_Aim_
Copy exactly the lines from the start of the material through the line with "(0,0) rectangle (889,1252);". Pictures stay out of the copy.
******
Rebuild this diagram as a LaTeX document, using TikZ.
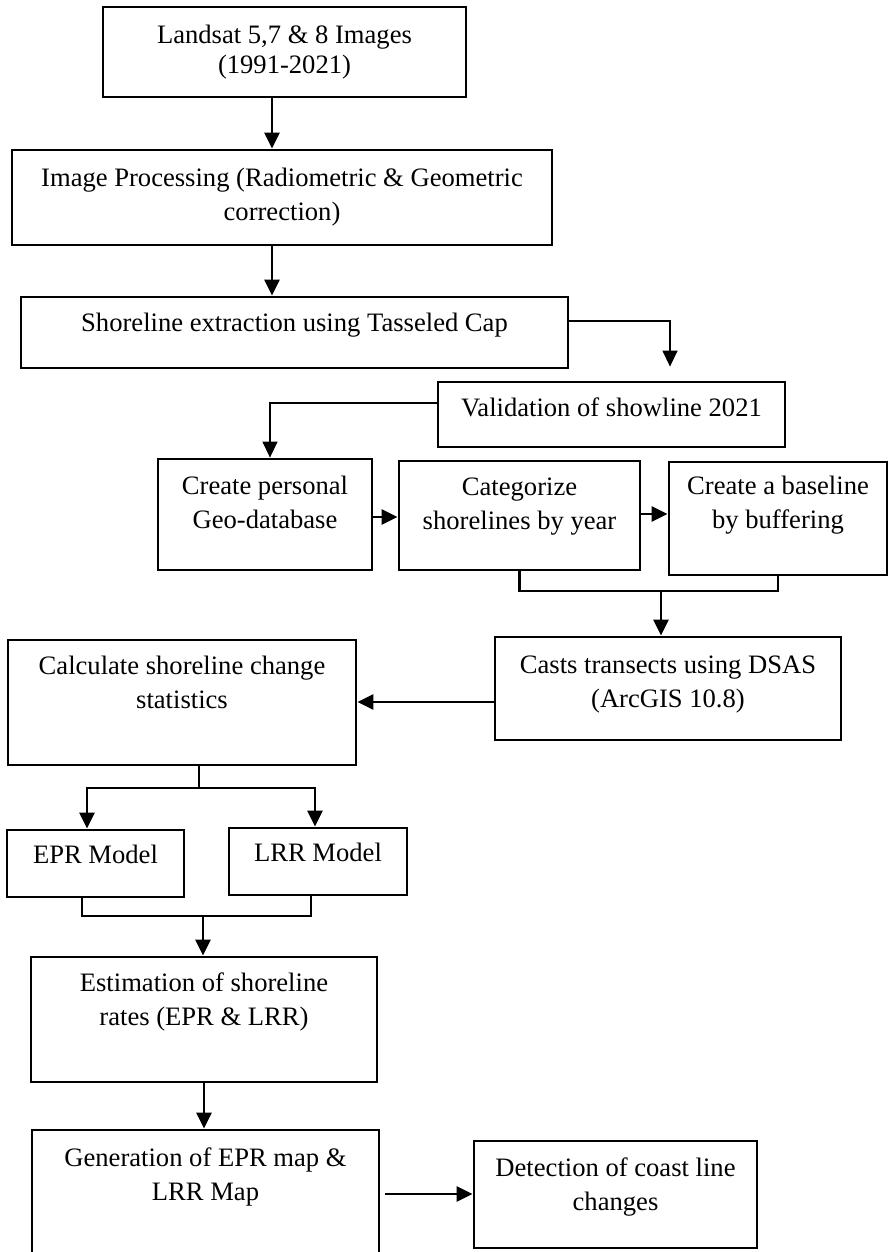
\documentclass[tikz,border=0pt]{standalone}
\usepackage{fontspec}
\setmainfont{Liberation Serif}
\usetikzlibrary{arrows.meta}

\begin{document}
\begin{tikzpicture}[x = 1pt, y = -1pt,
		box/.style = {draw, line width = 2.8pt, align = center, inner sep = 0pt,
			font = \fontsize{26.6pt}{34pt}\selectfont},
		line/.style = {line width = 2.6pt},
		thin line/.style = {line width = 1.4pt},
		tip/.style = {-{Triangle[length = 16pt, width = 15pt]}}]
					\useasboundingbox (0,0) rectangle (889,1252);

					% upper column
					\node [box, minimum width = 363pt, minimum height = 90pt] (landsat) at (284.5,52) {Landsat 5,7 \& 8 Images\\[-4pt](1991-2021)};
					\node [box, minimum width = 540pt, minimum height = 95pt] (processing) at (282,197.5) {Image Processing (Radiometric \& Geometric\\correction)};
					\node [box, minimum width = 547pt, minimum height = 71pt, text depth = 21pt] (extraction) at (294.5,332.5) {Shoreline extraction using Tasseled Cap};
					\node [box, minimum width = 347pt, minimum height = 65pt, text depth = 15pt] (validation) at (611.5,414.5) {Validation of showline 2021};

					% middle row
					\node [box, minimum width = 214pt, minimum height = 111pt, text depth = 24pt] (database) at (265,514.5) {Create personal\\Geo-database};
					\node [box, minimum width = 241pt, minimum height = 109pt, text depth = 24pt] (categorize) at (519.5,515.5) {Categorize\\shorelines by year};
					\node [box, minimum width = 218pt, minimum height = 113pt, text depth = 33pt] (baseline) at (778,518.5) {Create a baseline\\by buffering};
					\node [box, minimum width = 346pt, minimum height = 103pt, text depth = 14pt] (transects) at (668,688.5) {Casts transects using DSAS\\(ArcGIS 10.8)};
					\node [box, minimum width = 348pt, minimum height = 125pt, text depth = 40pt] (statistics) at (182,702.5) {Calculate shoreline change\\statistics};

					% lower column
					\node [box, minimum width = 177pt, minimum height = 67pt, text depth = 19pt] (epr) at (95.5,863.5) {EPR Model};
					\node [box, minimum width = 178pt, minimum height = 67pt, text depth = 19pt] (lrr) at (318,861.5) {LRR Model};
					\node [box, minimum width = 346pt, minimum height = 125pt, text depth = 40pt] (rates) at (204,1019.5) {Estimation of shoreline\\rates (EPR \& LRR)};
					\node [box, minimum width = 347pt, minimum height = 132pt, text depth = 43pt] (maps) at (205.5,1196) {Generation of EPR map \&\\LRR Map};
					\node [box, minimum width = 283pt, minimum height = 107pt, text depth = 20pt] (detection) at (615.5,1194.5) {Detection of coast line\\changes};

					\coordinate (join) at (661,591);
					\coordinate (split) at (199,788);
					\coordinate (merge) at (203,916);

					\begin{scope}[line]
						\draw (categorize.south) |- (join) -| (baseline.south);
						\draw ([xshift = 17pt]statistics.south) -- (split);
						\draw ([xshift = -13.5pt]epr.south) |- (merge) -| ([xshift = -7pt]lrr.south);
					\end{scope}

					\begin{scope}[line, tip]
						\draw ([xshift = -12.5pt]landsat.south) -- ([xshift = -12.5pt]landsat.south |- processing.north);
						\draw ([xshift = -10pt]processing.south) -- ([xshift = -10pt]processing.south |- extraction.north);
						\draw ([yshift = -2.5pt]database.east) -- ([yshift = -2.5pt]database.east -| categorize.west);
						\draw ([yshift = 1.5pt]categorize.east) -- ([yshift = 1.5pt]categorize.east -| baseline.west);
						\draw (join) -- (join |- transects.north);
						\draw ([yshift = -13.5pt]transects.west) -- ([yshift = -13.5pt]transects.west -| statistics.east);
						\draw (split) -| ([xshift = -8.5pt]epr.north);
						\draw (split) -| ([xshift = -3pt]lrr.north);
						\draw (merge) -- (merge |- rates.north);
						\draw (rates.south) -- (rates.south |- maps.north);
						\draw ([xshift = 5pt, yshift = 2pt]maps.east) -- ([yshift = 2pt]maps.east -| detection.west);
					\end{scope}

					\begin{scope}[thin line, tip]
						\draw [shorten > = 14pt] ([yshift = 11.5pt]extraction.east) -| ([xshift = 58.5pt]validation.north);
						\draw ([yshift = 11.5pt]validation.west) -| ([xshift = 5pt]database.north);
					\end{scope}
				\end{tikzpicture}
\end{document}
******
_Exercise output_
Rebuild this diagram as a LaTeX document, using TikZ.
\documentclass[tikz,border=0pt]{standalone}
\usepackage{fontspec}
\setmainfont{Liberation Serif}
\usetikzlibrary{arrows.meta}

\begin{document}
\begin{tikzpicture}[x = 1pt, y = -1pt,
		box/.style = {draw, line width = 2.8pt, align = center, inner sep = 0pt,
			font = \fontsize{26.6pt}{34pt}\selectfont},
		line/.style = {line width = 2.6pt},
		thin line/.style = {line width = 1.4pt},
		tip/.style = {-{Triangle[length = 16pt, width = 15pt]}}]
					\useasboundingbox (0,0) rectangle (889,1252);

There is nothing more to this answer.